◆ **Given task**
Output the material word for word. Leave each picture out.

◆ **Supplied information**
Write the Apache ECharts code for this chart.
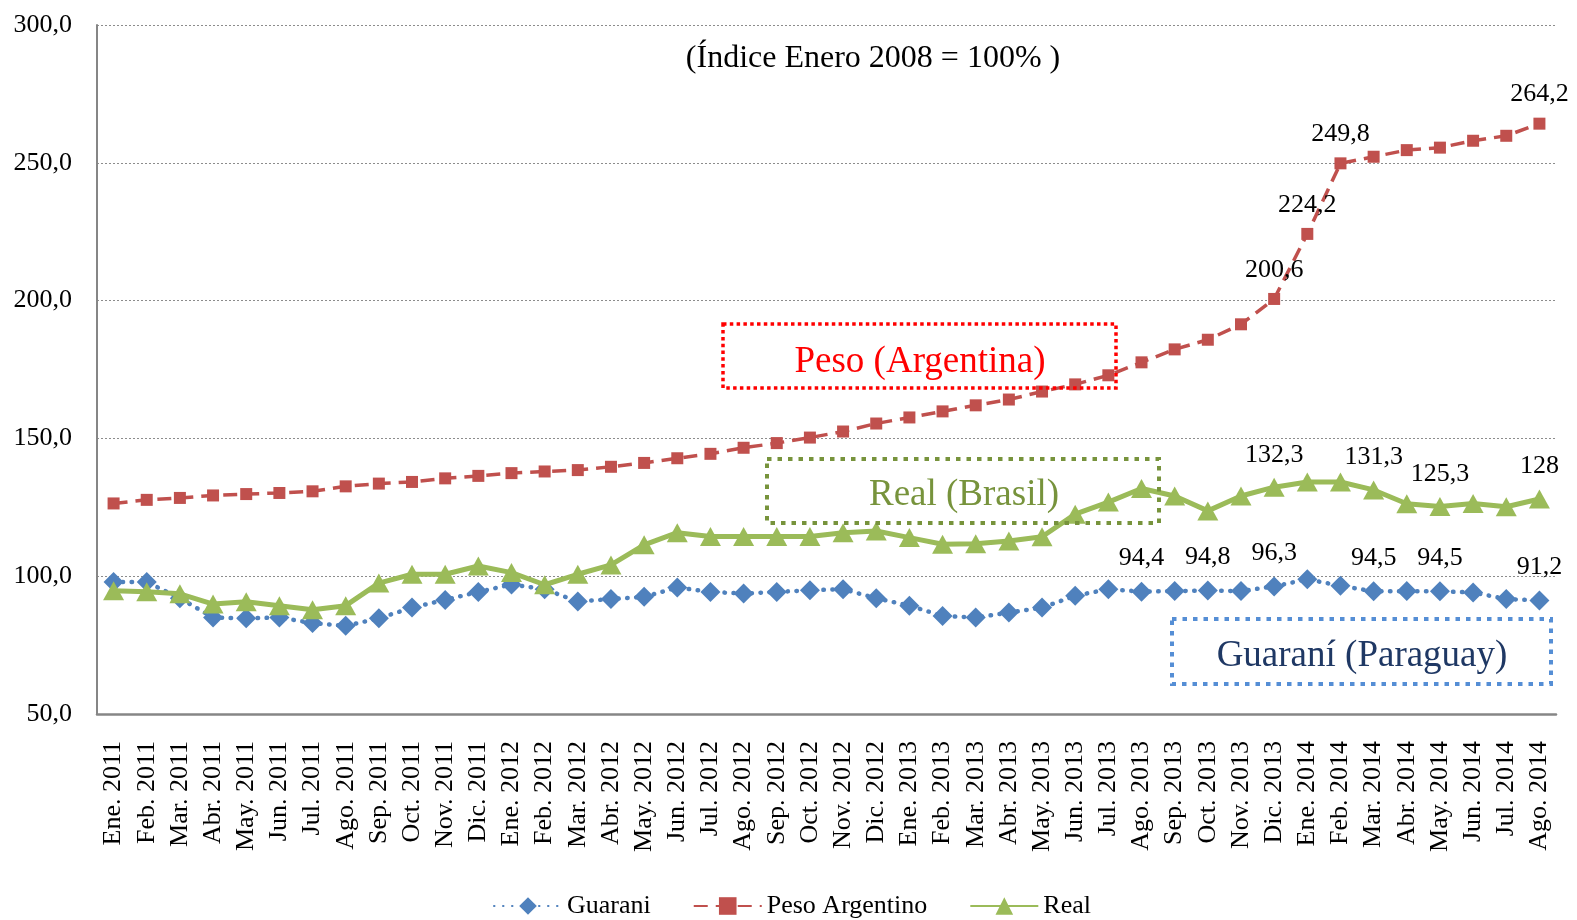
<!DOCTYPE html>
<html>
<head>
<meta charset="utf-8">
<script src="https://cdn.jsdelivr.net/npm/echarts@6/dist/echarts.min.js"></script>
<style>
html,body{margin:0;padding:0;background:#fff;}
#chart{width:1577px;height:920px;}
</style>
</head>
<body>
<div id="chart"></div>
<script>
const categories = [
  'Ene. 2011','Feb. 2011','Mar. 2011','Abr. 2011','May. 2011','Jun. 2011','Jul. 2011','Ago. 2011','Sep. 2011','Oct. 2011','Nov. 2011','Dic. 2011',
  'Ene. 2012','Feb. 2012','Mar. 2012','Abr. 2012','May. 2012','Jun. 2012','Jul. 2012','Ago. 2012','Sep. 2012','Oct. 2012','Nov. 2012','Dic. 2012',
  'Ene. 2013','Feb. 2013','Mar. 2013','Abr. 2013','May. 2013','Jun. 2013','Jul. 2013','Ago. 2013','Sep. 2013','Oct. 2013','Nov. 2013','Dic. 2013',
  'Ene. 2014','Feb. 2014','Mar. 2014','Abr. 2014','May. 2014','Jun. 2014','Jul. 2014','Ago. 2014'
];
const seriesNames = ['Guarani', 'Peso Argentino', 'Real'];
const guarani = [
  97.9, 97.9, 92.0, 85.0, 84.7, 85.0, 83.0, 82.0, 84.7, 88.6, 91.4, 94.3,
  97.0, 95.3, 90.8, 91.7, 92.5, 95.9, 94.3, 93.7, 94.3, 94.9, 95.3, 92.0,
  89.3, 85.6, 85.0, 86.8, 88.6, 92.9, 95.3, 94.4, 94.6, 94.8, 94.6, 96.3,
  98.9, 96.5, 94.5, 94.6, 94.5, 94.1, 91.7, 91.2
];
const peso = [
  126.4, 127.7, 128.4, 129.3, 129.8, 130.2, 130.8, 132.6, 133.6, 134.2, 135.5, 136.4,
  137.4, 138.0, 138.5, 139.7, 141.1, 142.8, 144.4, 146.6, 148.3, 150.3, 152.5, 155.4,
  157.6, 159.8, 162.0, 164.1, 167.0, 169.6, 172.9, 177.6, 182.3, 185.8, 191.4, 200.6,
  224.2, 249.8, 252.2, 254.6, 255.5, 258.0, 259.8, 264.2
];
const real = [
  94.7, 94.4, 93.6, 89.9, 90.7, 89.3, 87.8, 89.3, 97.5, 100.7, 100.7, 103.7,
  101.3, 96.9, 100.7, 104.1, 111.4, 115.8, 114.4, 114.4, 114.4, 114.4, 115.8, 116.4,
  114.0, 111.6, 111.8, 112.8, 114.3, 122.5, 126.9, 131.8, 129.1, 123.7, 129.1, 132.3,
  134.2, 134.2, 131.3, 126.3, 125.3, 126.4, 125.2, 128
];
const guaraniLabelIdx = [31, 33, 35, 38, 40, 43];
const pesoLabelIdx = [35, 36, 37, 43];
const realLabelIdx = [35, 38, 40, 43];
const yTicks = [50, 100, 150, 200, 250, 300];
const subtitle = '(Índice Enero 2008 = 100% )';
const boxTexts = ['Peso (Argentina)', 'Real (Brasil)', 'Guaraní (Paraguay)'];

const FONT = "'Liberation Serif','Times New Roman',serif";
const fmt = v => String(v).replace('.', ',');
function withLabels(arr, idx) {
  return arr.map((v, i) => idx.includes(i) ? { value: v, label: { show: true } } : v);
}
const labelBase = {
  show: false, position: 'top', distance: 10, fontFamily: FONT, fontSize: 26, color: '#000',
  formatter: p => fmt(p.value)
};

const chart = echarts.init(document.getElementById('chart'), null, { renderer: 'canvas' });
chart.setOption({
  animation: false,
  backgroundColor: '#fff',
  textStyle: { fontFamily: FONT },
  grid: { left: 97, right: 21, top: 25, bottom: 206, containLabel: false },
  legend: {
    data: seriesNames,
    left: 488, top: 888,
    itemWidth: 68, itemHeight: 22, itemGap: 42,
    textStyle: { fontFamily: FONT, fontSize: 26, color: '#000' }
  },
  xAxis: {
    type: 'category',
    data: categories,
    boundaryGap: true,
    axisLine: { lineStyle: { color: '#868686', width: 2.5 } },
    axisTick: { show: false },
    axisLabel: { rotate: 90, interval: 0, margin: 27, fontFamily: FONT, fontSize: 26, color: '#000' },
    splitLine: { show: false }
  },
  yAxis: {
    type: 'value',
    min: yTicks[0], max: yTicks[yTicks.length - 1], interval: 50,
    axisLine: { show: true, lineStyle: { color: '#868686', width: 2 } },
    axisTick: { show: false },
    axisLabel: { margin: 25, fontFamily: FONT, fontSize: 26, color: '#000', formatter: v => v.toFixed(1).replace('.', ',') },
    splitLine: { show: true, lineStyle: { color: '#8c8c8c', width: 1, type: [2, 2] } }
  },
  series: [
    {
      name: seriesNames[0], type: 'line', data: withLabels(guarani, guaraniLabelIdx),
      symbol: 'diamond', symbolSize: [20, 20],
      itemStyle: { color: '#4F81BD' },
      lineStyle: { color: '#4F81BD', width: 4.5, type: [0.5, 8.5], cap: 'round' },
      label: labelBase, z: 2
    },
    {
      name: seriesNames[1], type: 'line', data: withLabels(peso, pesoLabelIdx),
      symbol: 'rect', symbolSize: 12,
      itemStyle: { color: '#C0504D' },
      lineStyle: { color: '#C0504D', width: 3.5, type: [14, 8] },
      label: labelBase, z: 3
    },
    {
      name: seriesNames[2], type: 'line', data: withLabels(real, realLabelIdx),
      symbol: 'triangle', symbolSize: [21, 19],
      itemStyle: { color: '#9BBB59' },
      lineStyle: { color: '#9BBB59', width: 5 },
      label: labelBase, z: 4
    }
  ],
  graphic: [
    { type: 'text', x: 873, y: 59, z: 10,
      style: { text: subtitle, font: "32px " + FONT, fill: '#000', textAlign: 'center', textVerticalAlign: 'middle' } },
    { type: 'rect', z: 10, shape: { x: 723, y: 324, width: 393, height: 64 },
      style: { fill: null, stroke: '#FF0000', lineWidth: 3.5, lineDash: [3.5, 3.3] } },
    { type: 'text', x: 920, y: 362, z: 11,
      style: { text: boxTexts[0], font: "37px " + FONT, fill: '#FF0000', textAlign: 'center', textVerticalAlign: 'middle' } },
    { type: 'rect', z: 10, shape: { x: 767, y: 459, width: 392, height: 64 },
      style: { fill: null, stroke: '#77933C', lineWidth: 4, lineDash: [4.5, 6] } },
    { type: 'text', x: 964, y: 495, z: 11,
      style: { text: boxTexts[1], font: "37px " + FONT, fill: '#77933C', textAlign: 'center', textVerticalAlign: 'middle' } },
    { type: 'rect', z: 10, shape: { x: 1172, y: 619, width: 379, height: 65 },
      style: { fill: null, stroke: '#558ED5', lineWidth: 4, lineDash: [4.5, 6] } },
    { type: 'text', x: 1362, y: 656, z: 11,
      style: { text: boxTexts[2], font: "37px " + FONT, fill: '#1F3864', textAlign: 'center', textVerticalAlign: 'middle' } }
  ]
});
</script>
</body>
</html>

◆ **Correct answer**
Write the Apache ECharts code for this chart.
<!DOCTYPE html>
<html>
<head>
<meta charset="utf-8">
<script src="https://cdn.jsdelivr.net/npm/echarts@6/dist/echarts.min.js"></script>
<style>
html,body{margin:0;padding:0;background:#fff;}
#chart{width:1577px;height:920px;}
</style>
</head>
<body>
<div id="chart"></div>
<script>
const categories = [
  'Ene. 2011','Feb. 2011','Mar. 2011','Abr. 2011','May. 2011','Jun. 2011','Jul. 2011','Ago. 2011','Sep. 2011','Oct. 2011','Nov. 2011','Dic. 2011',
  'Ene. 2012','Feb. 2012','Mar. 2012','Abr. 2012','May. 2012','Jun. 2012','Jul. 2012','Ago. 2012','Sep. 2012','Oct. 2012','Nov. 2012','Dic. 2012',
  'Ene. 2013','Feb. 2013','Mar. 2013','Abr. 2013','May. 2013','Jun. 2013','Jul. 2013','Ago. 2013','Sep. 2013','Oct. 2013','Nov. 2013','Dic. 2013',
  'Ene. 2014','Feb. 2014','Mar. 2014','Abr. 2014','May. 2014','Jun. 2014','Jul. 2014','Ago. 2014'
];
const seriesNames = ['Guarani', 'Peso Argentino', 'Real'];
const guarani = [
  97.9, 97.9, 92.0, 85.0, 84.7, 85.0, 83.0, 82.0, 84.7, 88.6, 91.4, 94.3,
  97.0, 95.3, 90.8, 91.7, 92.5, 95.9, 94.3, 93.7, 94.3, 94.9, 95.3, 92.0,
  89.3, 85.6, 85.0, 86.8, 88.6, 92.9, 95.3, 94.4, 94.6, 94.8, 94.6, 96.3,
  98.9, 96.5, 94.5, 94.6, 94.5, 94.1, 91.7, 91.2
];
const peso = [
  126.4, 127.7, 128.4, 129.3, 129.8, 130.2, 130.8, 132.6, 133.6, 134.2, 135.5, 136.4,
  137.4, 138.0, 138.5, 139.7, 141.1, 142.8, 144.4, 146.6, 148.3, 150.3, 152.5, 155.4,
  157.6, 159.8, 162.0, 164.1, 167.0, 169.6, 172.9, 177.6, 182.3, 185.8, 191.4, 200.6,
  224.2, 249.8, 252.2, 254.6, 255.5, 258.0, 259.8, 264.2
];
const real = [
  94.7, 94.4, 93.6, 89.9, 90.7, 89.3, 87.8, 89.3, 97.5, 100.7, 100.7, 103.7,
  101.3, 96.9, 100.7, 104.1, 111.4, 115.8, 114.4, 114.4, 114.4, 114.4, 115.8, 116.4,
  114.0, 111.6, 111.8, 112.8, 114.3, 122.5, 126.9, 131.8, 129.1, 123.7, 129.1, 132.3,
  134.2, 134.2, 131.3, 126.3, 125.3, 126.4, 125.2, 128
];
const guaraniLabelIdx = [31, 33, 35, 38, 40, 43];
const pesoLabelIdx = [35, 36, 37, 43];
const realLabelIdx = [35, 38, 40, 43];
const yTicks = [50, 100, 150, 200, 250, 300];
const subtitle = '(Índice Enero 2008 = 100% )';
const boxTexts = ['Peso (Argentina)', 'Real (Brasil)', 'Guaraní (Paraguay)'];

const FONT = "'Liberation Serif','Times New Roman',serif";
const fmt = v => String(v).replace('.', ',');
function withLabels(arr, idx) {
  return arr.map((v, i) => idx.includes(i) ? { value: v, label: { show: true } } : v);
}
const labelBase = {
  show: false, position: 'top', distance: 10, fontFamily: FONT, fontSize: 26, color: '#000',
  formatter: p => fmt(p.value)
};

const chart = echarts.init(document.getElementById('chart'), null, { renderer: 'canvas' });
chart.setOption({
  animation: false,
  backgroundColor: '#fff',
  textStyle: { fontFamily: FONT },
  grid: { left: 97, right: 21, top: 25, bottom: 206, containLabel: false },
  legend: {
    data: seriesNames,
    left: 488, top: 888,
    itemWidth: 68, itemHeight: 22, itemGap: 42,
    textStyle: { fontFamily: FONT, fontSize: 26, color: '#000' }
  },
  xAxis: {
    type: 'category',
    data: categories,
    boundaryGap: true,
    axisLine: { lineStyle: { color: '#868686', width: 2.5 } },
    axisTick: { show: false },
    axisLabel: { rotate: 90, interval: 0, margin: 27, fontFamily: FONT, fontSize: 26, color: '#000' },
    splitLine: { show: false }
  },
  yAxis: {
    type: 'value',
    min: yTicks[0], max: yTicks[yTicks.length - 1], interval: 50,
    axisLine: { show: true, lineStyle: { color: '#868686', width: 2 } },
    axisTick: { show: false },
    axisLabel: { margin: 25, fontFamily: FONT, fontSize: 26, color: '#000', formatter: v => v.toFixed(1).replace('.', ',') },
    splitLine: { show: true, lineStyle: { color: '#8c8c8c', width: 1, type: [2, 2] } }
  },
  series: [
    {
      name: seriesNames[0], type: 'line', data: withLabels(guarani, guaraniLabelIdx),
      symbol: 'diamond', symbolSize: [20, 20],
      itemStyle: { color: '#4F81BD' },
      lineStyle: { color: '#4F81BD', width: 4.5, type: [0.5, 8.5], cap: 'round' },
      label: labelBase, z: 2
    },
    {
      name: seriesNames[1], type: 'line', data: withLabels(peso, pesoLabelIdx),
      symbol: 'rect', symbolSize: 12,
      itemStyle: { color: '#C0504D' },
      lineStyle: { color: '#C0504D', width: 3.5, type: [14, 8] },
      label: labelBase, z: 3
    },
    {
      name: seriesNames[2], type: 'line', data: withLabels(real, realLabelIdx),
      symbol: 'triangle', symbolSize: [21, 19],
      itemStyle: { color: '#9BBB59' },
      lineStyle: { color: '#9BBB59', width: 5 },
      label: labelBase, z: 4
    }
  ],
  graphic: [
    { type: 'text', x: 873, y: 59, z: 10,
      style: { text: subtitle, font: "32px " + FONT, fill: '#000', textAlign: 'center', textVerticalAlign: 'middle' } },
    { type: 'rect', z: 10, shape: { x: 723, y: 324, width: 393, height: 64 },
      style: { fill: null, stroke: '#FF0000', lineWidth: 3.5, lineDash: [3.5, 3.3] } },
    { type: 'text', x: 920, y: 362, z: 11,
      style: { text: boxTexts[0], font: "37px " + FONT, fill: '#FF0000', textAlign: 'center', textVerticalAlign: 'middle' } },
    { type: 'rect', z: 10, shape: { x: 767, y: 459, width: 392, height: 64 },
      style: { fill: null, stroke: '#77933C', lineWidth: 4, lineDash: [4.5, 6] } },
    { type: 'text', x: 964, y: 495, z: 11,
      style: { text: boxTexts[1], font: "37px " + FONT, fill: '#77933C', textAlign: 'center', textVerticalAlign: 'middle' } },
    { type: 'rect', z: 10, shape: { x: 1172, y: 619, width: 379, height: 65 },
      style: { fill: null, stroke: '#558ED5', lineWidth: 4, lineDash: [4.5, 6] } },
    { type: 'text', x: 1362, y: 656, z: 11,
      style: { text: boxTexts[2], font: "37px " + FONT, fill: '#1F3864', textAlign: 'center', textVerticalAlign: 'middle' } }
  ]
});
</script>
</body>
</html>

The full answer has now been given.